%%
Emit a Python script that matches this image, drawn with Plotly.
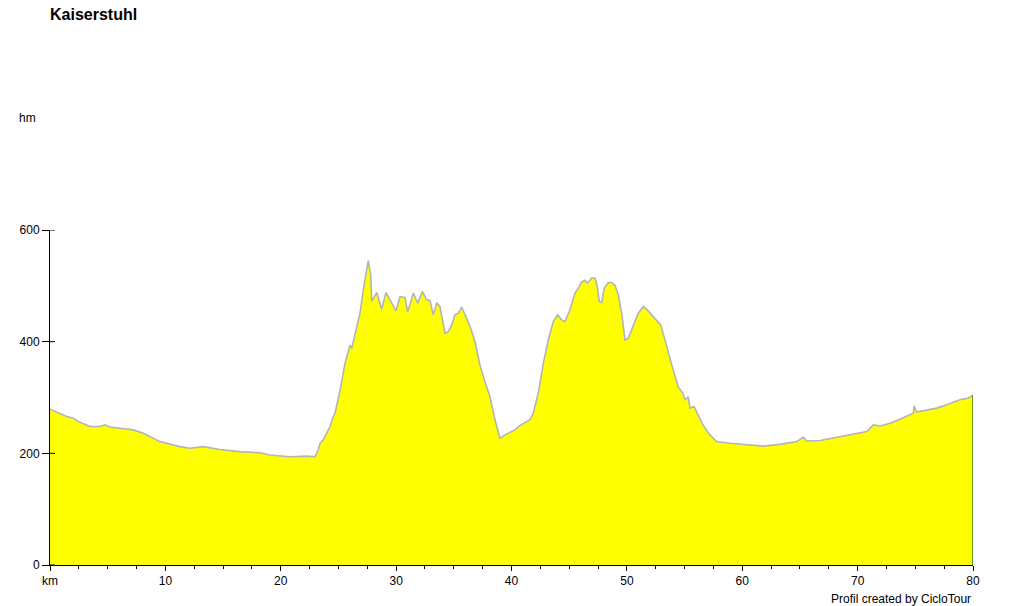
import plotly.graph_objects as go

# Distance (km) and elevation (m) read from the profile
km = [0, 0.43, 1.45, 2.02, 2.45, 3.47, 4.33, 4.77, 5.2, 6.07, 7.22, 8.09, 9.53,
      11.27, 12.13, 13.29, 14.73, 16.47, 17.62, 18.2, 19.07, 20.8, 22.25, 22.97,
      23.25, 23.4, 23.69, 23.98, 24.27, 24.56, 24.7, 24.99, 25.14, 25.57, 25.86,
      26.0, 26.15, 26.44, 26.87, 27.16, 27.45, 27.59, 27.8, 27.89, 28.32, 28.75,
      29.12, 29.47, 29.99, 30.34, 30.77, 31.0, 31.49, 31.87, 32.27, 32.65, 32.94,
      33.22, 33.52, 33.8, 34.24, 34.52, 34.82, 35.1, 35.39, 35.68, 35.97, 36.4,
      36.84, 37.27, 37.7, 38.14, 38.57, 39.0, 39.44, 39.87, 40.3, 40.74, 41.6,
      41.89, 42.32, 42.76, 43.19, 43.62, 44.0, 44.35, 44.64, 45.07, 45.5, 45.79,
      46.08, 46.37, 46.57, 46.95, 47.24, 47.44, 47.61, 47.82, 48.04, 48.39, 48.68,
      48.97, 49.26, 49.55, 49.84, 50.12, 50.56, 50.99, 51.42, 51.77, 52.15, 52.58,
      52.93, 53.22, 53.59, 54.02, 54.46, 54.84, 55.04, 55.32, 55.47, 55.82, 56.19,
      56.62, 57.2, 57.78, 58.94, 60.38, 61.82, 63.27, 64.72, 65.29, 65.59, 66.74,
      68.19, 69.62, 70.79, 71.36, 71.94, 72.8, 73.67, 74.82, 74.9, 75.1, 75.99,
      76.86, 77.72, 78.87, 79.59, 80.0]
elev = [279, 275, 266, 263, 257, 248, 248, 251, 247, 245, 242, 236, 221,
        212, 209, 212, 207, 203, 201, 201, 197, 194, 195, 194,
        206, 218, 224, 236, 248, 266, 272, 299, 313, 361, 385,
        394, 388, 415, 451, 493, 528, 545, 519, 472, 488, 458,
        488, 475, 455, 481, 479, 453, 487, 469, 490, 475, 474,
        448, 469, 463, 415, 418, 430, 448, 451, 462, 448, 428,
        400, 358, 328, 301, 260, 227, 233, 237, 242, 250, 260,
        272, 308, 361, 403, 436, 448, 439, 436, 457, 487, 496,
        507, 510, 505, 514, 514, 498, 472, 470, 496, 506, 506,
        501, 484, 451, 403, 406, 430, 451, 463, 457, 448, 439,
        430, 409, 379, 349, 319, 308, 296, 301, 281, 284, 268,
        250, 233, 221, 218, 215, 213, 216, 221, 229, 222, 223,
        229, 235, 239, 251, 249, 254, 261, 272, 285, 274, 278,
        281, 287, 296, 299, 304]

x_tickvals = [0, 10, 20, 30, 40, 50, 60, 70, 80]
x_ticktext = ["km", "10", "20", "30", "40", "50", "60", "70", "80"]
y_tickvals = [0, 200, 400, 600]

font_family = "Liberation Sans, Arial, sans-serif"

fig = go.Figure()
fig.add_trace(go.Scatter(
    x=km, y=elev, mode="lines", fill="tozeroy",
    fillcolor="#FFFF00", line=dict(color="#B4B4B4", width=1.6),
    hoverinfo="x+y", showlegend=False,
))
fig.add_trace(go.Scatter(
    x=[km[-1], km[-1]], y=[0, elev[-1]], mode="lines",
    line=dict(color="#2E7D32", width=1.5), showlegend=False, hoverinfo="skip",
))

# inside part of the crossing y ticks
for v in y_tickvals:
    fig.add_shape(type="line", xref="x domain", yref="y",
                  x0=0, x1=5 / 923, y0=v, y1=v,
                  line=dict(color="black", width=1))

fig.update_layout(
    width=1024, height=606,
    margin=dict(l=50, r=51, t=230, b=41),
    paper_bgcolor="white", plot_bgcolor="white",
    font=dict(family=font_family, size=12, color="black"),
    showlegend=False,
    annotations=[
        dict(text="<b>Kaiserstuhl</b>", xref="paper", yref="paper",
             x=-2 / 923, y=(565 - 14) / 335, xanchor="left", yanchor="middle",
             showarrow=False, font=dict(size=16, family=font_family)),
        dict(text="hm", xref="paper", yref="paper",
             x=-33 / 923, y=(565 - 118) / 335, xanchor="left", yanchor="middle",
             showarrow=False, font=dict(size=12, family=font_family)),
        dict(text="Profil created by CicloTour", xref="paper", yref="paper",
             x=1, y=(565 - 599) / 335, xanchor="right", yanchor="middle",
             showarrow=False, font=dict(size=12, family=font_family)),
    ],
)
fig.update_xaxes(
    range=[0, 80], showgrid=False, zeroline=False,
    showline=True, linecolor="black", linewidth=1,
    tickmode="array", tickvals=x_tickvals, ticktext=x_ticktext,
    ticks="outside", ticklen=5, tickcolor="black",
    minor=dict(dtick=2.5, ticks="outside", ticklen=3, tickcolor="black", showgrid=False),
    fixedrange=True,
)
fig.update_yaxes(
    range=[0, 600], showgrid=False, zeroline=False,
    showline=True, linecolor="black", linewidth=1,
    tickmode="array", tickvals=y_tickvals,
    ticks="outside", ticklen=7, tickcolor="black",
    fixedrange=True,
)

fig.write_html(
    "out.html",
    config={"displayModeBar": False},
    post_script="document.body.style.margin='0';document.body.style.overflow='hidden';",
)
%%
%%
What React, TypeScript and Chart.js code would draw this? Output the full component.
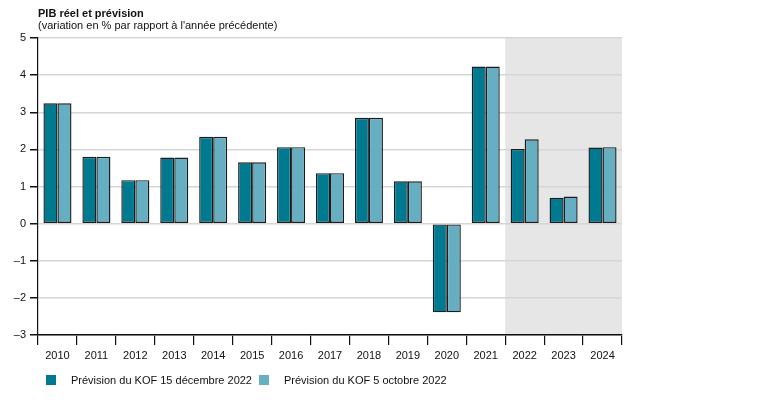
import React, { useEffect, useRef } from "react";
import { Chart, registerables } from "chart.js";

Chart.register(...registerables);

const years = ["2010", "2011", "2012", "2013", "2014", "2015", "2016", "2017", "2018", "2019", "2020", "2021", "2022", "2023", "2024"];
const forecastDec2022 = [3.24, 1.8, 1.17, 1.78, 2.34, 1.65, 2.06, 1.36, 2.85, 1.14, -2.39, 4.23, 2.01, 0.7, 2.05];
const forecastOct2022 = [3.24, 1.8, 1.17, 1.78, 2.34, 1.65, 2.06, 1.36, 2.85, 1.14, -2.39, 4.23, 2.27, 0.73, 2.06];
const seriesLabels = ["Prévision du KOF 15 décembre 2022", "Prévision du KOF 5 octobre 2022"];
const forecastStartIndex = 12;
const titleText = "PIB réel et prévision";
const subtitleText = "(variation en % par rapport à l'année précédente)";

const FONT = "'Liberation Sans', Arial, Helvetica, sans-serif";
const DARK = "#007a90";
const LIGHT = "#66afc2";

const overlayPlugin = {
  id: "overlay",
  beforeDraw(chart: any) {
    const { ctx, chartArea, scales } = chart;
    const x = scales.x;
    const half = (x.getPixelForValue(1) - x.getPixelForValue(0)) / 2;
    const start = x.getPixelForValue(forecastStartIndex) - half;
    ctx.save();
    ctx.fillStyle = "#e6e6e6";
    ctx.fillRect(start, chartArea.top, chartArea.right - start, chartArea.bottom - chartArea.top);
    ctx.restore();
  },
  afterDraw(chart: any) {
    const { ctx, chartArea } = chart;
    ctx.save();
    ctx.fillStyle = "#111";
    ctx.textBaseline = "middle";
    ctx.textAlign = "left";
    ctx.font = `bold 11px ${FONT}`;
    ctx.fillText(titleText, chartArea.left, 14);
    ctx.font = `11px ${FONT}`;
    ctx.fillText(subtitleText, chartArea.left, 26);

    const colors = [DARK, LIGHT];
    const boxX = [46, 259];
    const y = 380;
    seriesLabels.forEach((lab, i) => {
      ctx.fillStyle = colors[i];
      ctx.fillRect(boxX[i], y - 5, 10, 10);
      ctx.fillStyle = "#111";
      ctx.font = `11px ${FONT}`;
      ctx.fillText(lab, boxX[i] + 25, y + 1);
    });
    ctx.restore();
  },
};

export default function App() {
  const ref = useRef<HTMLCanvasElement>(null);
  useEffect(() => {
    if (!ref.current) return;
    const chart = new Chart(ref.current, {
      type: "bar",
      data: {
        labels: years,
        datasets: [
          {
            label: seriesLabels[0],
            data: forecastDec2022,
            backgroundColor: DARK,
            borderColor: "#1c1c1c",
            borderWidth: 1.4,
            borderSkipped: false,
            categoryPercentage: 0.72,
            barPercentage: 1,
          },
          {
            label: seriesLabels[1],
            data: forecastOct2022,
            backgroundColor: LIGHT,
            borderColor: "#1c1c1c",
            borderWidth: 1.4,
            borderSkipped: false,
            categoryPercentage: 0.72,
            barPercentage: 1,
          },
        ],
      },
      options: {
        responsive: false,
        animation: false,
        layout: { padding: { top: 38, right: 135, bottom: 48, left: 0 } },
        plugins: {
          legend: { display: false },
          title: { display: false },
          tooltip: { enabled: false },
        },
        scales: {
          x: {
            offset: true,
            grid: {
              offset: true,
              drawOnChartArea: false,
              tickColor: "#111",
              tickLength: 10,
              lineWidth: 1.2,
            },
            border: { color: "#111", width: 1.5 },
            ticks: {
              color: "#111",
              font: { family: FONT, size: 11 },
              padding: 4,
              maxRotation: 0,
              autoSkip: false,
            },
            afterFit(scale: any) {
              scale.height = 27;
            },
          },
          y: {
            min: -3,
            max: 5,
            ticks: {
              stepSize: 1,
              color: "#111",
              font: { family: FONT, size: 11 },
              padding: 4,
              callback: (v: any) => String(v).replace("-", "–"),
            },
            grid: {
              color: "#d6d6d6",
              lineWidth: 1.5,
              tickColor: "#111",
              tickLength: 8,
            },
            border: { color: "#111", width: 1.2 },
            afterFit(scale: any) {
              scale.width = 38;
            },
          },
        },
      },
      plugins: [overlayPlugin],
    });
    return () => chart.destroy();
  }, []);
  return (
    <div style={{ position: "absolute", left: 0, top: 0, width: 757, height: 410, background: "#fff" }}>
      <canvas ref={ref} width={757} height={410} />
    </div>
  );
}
%%
#### [DIRECTIONS FOR THIS TASK]
Look above for the line with "Emit a Python", then print it and each line after it down to and including the line with "import plotly.graph_objects as go". Leave out the pictures and keep the wording exact.

#### [CORRECT RESPONSE]
Emit a Python script that matches this image, drawn with Plotly.
import plotly.graph_objects as go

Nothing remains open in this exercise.